● Source material:
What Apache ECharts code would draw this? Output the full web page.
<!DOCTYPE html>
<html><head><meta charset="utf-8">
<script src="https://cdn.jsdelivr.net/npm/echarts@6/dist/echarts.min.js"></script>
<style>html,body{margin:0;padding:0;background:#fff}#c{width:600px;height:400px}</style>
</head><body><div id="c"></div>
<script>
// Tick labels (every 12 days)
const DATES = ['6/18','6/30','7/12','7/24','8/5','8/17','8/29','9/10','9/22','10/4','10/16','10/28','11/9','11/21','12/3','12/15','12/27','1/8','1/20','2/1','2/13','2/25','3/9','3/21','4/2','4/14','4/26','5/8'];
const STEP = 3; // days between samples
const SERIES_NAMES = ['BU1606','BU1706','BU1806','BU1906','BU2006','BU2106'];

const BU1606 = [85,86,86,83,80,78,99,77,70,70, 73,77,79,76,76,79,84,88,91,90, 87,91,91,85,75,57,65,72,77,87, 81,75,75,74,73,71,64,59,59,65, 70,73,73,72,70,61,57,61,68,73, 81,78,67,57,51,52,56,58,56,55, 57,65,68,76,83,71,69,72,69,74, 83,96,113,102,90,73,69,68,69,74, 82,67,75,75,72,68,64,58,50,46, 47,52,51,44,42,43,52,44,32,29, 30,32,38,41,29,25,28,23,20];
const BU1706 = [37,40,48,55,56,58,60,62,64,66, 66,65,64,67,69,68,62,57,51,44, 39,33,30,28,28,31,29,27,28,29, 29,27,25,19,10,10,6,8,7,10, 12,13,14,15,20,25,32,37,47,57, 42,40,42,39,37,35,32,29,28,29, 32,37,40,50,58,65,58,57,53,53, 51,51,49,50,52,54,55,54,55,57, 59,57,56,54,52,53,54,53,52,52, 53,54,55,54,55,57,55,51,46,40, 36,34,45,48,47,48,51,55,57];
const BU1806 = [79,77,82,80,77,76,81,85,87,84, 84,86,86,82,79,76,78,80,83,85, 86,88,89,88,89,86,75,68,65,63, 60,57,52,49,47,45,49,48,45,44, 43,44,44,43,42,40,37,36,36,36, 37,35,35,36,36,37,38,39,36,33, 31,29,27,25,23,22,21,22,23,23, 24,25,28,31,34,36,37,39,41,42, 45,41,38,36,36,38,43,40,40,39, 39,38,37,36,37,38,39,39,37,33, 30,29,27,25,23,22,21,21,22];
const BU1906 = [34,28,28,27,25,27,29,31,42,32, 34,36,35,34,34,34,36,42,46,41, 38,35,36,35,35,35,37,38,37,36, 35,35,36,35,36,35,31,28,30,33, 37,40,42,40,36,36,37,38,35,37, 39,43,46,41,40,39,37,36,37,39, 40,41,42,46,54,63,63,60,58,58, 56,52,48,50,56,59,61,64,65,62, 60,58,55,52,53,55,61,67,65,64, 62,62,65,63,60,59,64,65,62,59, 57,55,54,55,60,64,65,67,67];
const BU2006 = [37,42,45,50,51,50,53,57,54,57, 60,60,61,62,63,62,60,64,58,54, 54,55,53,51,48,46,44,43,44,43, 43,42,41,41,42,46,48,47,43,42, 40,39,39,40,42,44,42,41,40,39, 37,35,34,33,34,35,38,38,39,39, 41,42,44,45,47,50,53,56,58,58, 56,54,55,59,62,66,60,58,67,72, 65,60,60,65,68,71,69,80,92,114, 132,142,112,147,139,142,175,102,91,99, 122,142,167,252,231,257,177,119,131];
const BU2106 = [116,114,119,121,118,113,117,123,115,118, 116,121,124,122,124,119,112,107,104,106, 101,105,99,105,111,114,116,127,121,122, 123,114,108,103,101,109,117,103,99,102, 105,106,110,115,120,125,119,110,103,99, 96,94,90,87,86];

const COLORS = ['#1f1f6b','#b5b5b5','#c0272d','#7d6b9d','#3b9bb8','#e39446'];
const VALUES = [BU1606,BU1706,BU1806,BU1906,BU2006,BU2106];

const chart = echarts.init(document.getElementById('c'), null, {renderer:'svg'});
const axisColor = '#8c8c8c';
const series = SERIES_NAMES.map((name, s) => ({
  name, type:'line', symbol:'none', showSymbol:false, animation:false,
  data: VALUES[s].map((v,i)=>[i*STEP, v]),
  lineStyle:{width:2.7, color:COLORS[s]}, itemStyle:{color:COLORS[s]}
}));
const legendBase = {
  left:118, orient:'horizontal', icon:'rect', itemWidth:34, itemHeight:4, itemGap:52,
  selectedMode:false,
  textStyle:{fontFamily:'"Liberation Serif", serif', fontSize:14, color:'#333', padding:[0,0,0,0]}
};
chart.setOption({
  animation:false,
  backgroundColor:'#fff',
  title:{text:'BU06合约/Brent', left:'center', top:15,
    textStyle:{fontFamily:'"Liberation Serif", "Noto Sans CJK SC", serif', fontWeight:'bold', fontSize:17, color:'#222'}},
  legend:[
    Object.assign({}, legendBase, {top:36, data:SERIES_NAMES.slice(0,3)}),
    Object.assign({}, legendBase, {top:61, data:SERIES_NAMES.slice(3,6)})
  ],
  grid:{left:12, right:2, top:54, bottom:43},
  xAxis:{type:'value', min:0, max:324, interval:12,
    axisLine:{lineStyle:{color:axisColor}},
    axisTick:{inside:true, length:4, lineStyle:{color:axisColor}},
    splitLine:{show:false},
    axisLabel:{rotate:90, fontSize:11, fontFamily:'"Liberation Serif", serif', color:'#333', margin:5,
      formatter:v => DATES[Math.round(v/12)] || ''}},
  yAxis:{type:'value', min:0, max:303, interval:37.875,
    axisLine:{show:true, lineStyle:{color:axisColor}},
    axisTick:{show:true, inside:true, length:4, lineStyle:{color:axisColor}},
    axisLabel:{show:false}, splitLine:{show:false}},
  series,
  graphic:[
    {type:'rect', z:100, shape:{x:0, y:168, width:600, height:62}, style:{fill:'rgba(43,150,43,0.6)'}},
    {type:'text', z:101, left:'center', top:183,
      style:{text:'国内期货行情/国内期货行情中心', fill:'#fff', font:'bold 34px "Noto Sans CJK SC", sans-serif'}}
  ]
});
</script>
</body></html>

● Task to carry out: Give back the whole listing exactly as it reads.

● Solution:
What Apache ECharts code would draw this? Output the full web page.
<!DOCTYPE html>
<html><head><meta charset="utf-8">
<script src="https://cdn.jsdelivr.net/npm/echarts@6/dist/echarts.min.js"></script>
<style>html,body{margin:0;padding:0;background:#fff}#c{width:600px;height:400px}</style>
</head><body><div id="c"></div>
<script>
// Tick labels (every 12 days)
const DATES = ['6/18','6/30','7/12','7/24','8/5','8/17','8/29','9/10','9/22','10/4','10/16','10/28','11/9','11/21','12/3','12/15','12/27','1/8','1/20','2/1','2/13','2/25','3/9','3/21','4/2','4/14','4/26','5/8'];
const STEP = 3; // days between samples
const SERIES_NAMES = ['BU1606','BU1706','BU1806','BU1906','BU2006','BU2106'];

const BU1606 = [85,86,86,83,80,78,99,77,70,70, 73,77,79,76,76,79,84,88,91,90, 87,91,91,85,75,57,65,72,77,87, 81,75,75,74,73,71,64,59,59,65, 70,73,73,72,70,61,57,61,68,73, 81,78,67,57,51,52,56,58,56,55, 57,65,68,76,83,71,69,72,69,74, 83,96,113,102,90,73,69,68,69,74, 82,67,75,75,72,68,64,58,50,46, 47,52,51,44,42,43,52,44,32,29, 30,32,38,41,29,25,28,23,20];
const BU1706 = [37,40,48,55,56,58,60,62,64,66, 66,65,64,67,69,68,62,57,51,44, 39,33,30,28,28,31,29,27,28,29, 29,27,25,19,10,10,6,8,7,10, 12,13,14,15,20,25,32,37,47,57, 42,40,42,39,37,35,32,29,28,29, 32,37,40,50,58,65,58,57,53,53, 51,51,49,50,52,54,55,54,55,57, 59,57,56,54,52,53,54,53,52,52, 53,54,55,54,55,57,55,51,46,40, 36,34,45,48,47,48,51,55,57];
const BU1806 = [79,77,82,80,77,76,81,85,87,84, 84,86,86,82,79,76,78,80,83,85, 86,88,89,88,89,86,75,68,65,63, 60,57,52,49,47,45,49,48,45,44, 43,44,44,43,42,40,37,36,36,36, 37,35,35,36,36,37,38,39,36,33, 31,29,27,25,23,22,21,22,23,23, 24,25,28,31,34,36,37,39,41,42, 45,41,38,36,36,38,43,40,40,39, 39,38,37,36,37,38,39,39,37,33, 30,29,27,25,23,22,21,21,22];
const BU1906 = [34,28,28,27,25,27,29,31,42,32, 34,36,35,34,34,34,36,42,46,41, 38,35,36,35,35,35,37,38,37,36, 35,35,36,35,36,35,31,28,30,33, 37,40,42,40,36,36,37,38,35,37, 39,43,46,41,40,39,37,36,37,39, 40,41,42,46,54,63,63,60,58,58, 56,52,48,50,56,59,61,64,65,62, 60,58,55,52,53,55,61,67,65,64, 62,62,65,63,60,59,64,65,62,59, 57,55,54,55,60,64,65,67,67];
const BU2006 = [37,42,45,50,51,50,53,57,54,57, 60,60,61,62,63,62,60,64,58,54, 54,55,53,51,48,46,44,43,44,43, 43,42,41,41,42,46,48,47,43,42, 40,39,39,40,42,44,42,41,40,39, 37,35,34,33,34,35,38,38,39,39, 41,42,44,45,47,50,53,56,58,58, 56,54,55,59,62,66,60,58,67,72, 65,60,60,65,68,71,69,80,92,114, 132,142,112,147,139,142,175,102,91,99, 122,142,167,252,231,257,177,119,131];
const BU2106 = [116,114,119,121,118,113,117,123,115,118, 116,121,124,122,124,119,112,107,104,106, 101,105,99,105,111,114,116,127,121,122, 123,114,108,103,101,109,117,103,99,102, 105,106,110,115,120,125,119,110,103,99, 96,94,90,87,86];

const COLORS = ['#1f1f6b','#b5b5b5','#c0272d','#7d6b9d','#3b9bb8','#e39446'];
const VALUES = [BU1606,BU1706,BU1806,BU1906,BU2006,BU2106];

const chart = echarts.init(document.getElementById('c'), null, {renderer:'svg'});
const axisColor = '#8c8c8c';
const series = SERIES_NAMES.map((name, s) => ({
  name, type:'line', symbol:'none', showSymbol:false, animation:false,
  data: VALUES[s].map((v,i)=>[i*STEP, v]),
  lineStyle:{width:2.7, color:COLORS[s]}, itemStyle:{color:COLORS[s]}
}));
const legendBase = {
  left:118, orient:'horizontal', icon:'rect', itemWidth:34, itemHeight:4, itemGap:52,
  selectedMode:false,
  textStyle:{fontFamily:'"Liberation Serif", serif', fontSize:14, color:'#333', padding:[0,0,0,0]}
};
chart.setOption({
  animation:false,
  backgroundColor:'#fff',
  title:{text:'BU06合约/Brent', left:'center', top:15,
    textStyle:{fontFamily:'"Liberation Serif", "Noto Sans CJK SC", serif', fontWeight:'bold', fontSize:17, color:'#222'}},
  legend:[
    Object.assign({}, legendBase, {top:36, data:SERIES_NAMES.slice(0,3)}),
    Object.assign({}, legendBase, {top:61, data:SERIES_NAMES.slice(3,6)})
  ],
  grid:{left:12, right:2, top:54, bottom:43},
  xAxis:{type:'value', min:0, max:324, interval:12,
    axisLine:{lineStyle:{color:axisColor}},
    axisTick:{inside:true, length:4, lineStyle:{color:axisColor}},
    splitLine:{show:false},
    axisLabel:{rotate:90, fontSize:11, fontFamily:'"Liberation Serif", serif', color:'#333', margin:5,
      formatter:v => DATES[Math.round(v/12)] || ''}},
  yAxis:{type:'value', min:0, max:303, interval:37.875,
    axisLine:{show:true, lineStyle:{color:axisColor}},
    axisTick:{show:true, inside:true, length:4, lineStyle:{color:axisColor}},
    axisLabel:{show:false}, splitLine:{show:false}},
  series,
  graphic:[
    {type:'rect', z:100, shape:{x:0, y:168, width:600, height:62}, style:{fill:'rgba(43,150,43,0.6)'}},
    {type:'text', z:101, left:'center', top:183,
      style:{text:'国内期货行情/国内期货行情中心', fill:'#fff', font:'bold 34px "Noto Sans CJK SC", sans-serif'}}
  ]
});
</script>
</body></html>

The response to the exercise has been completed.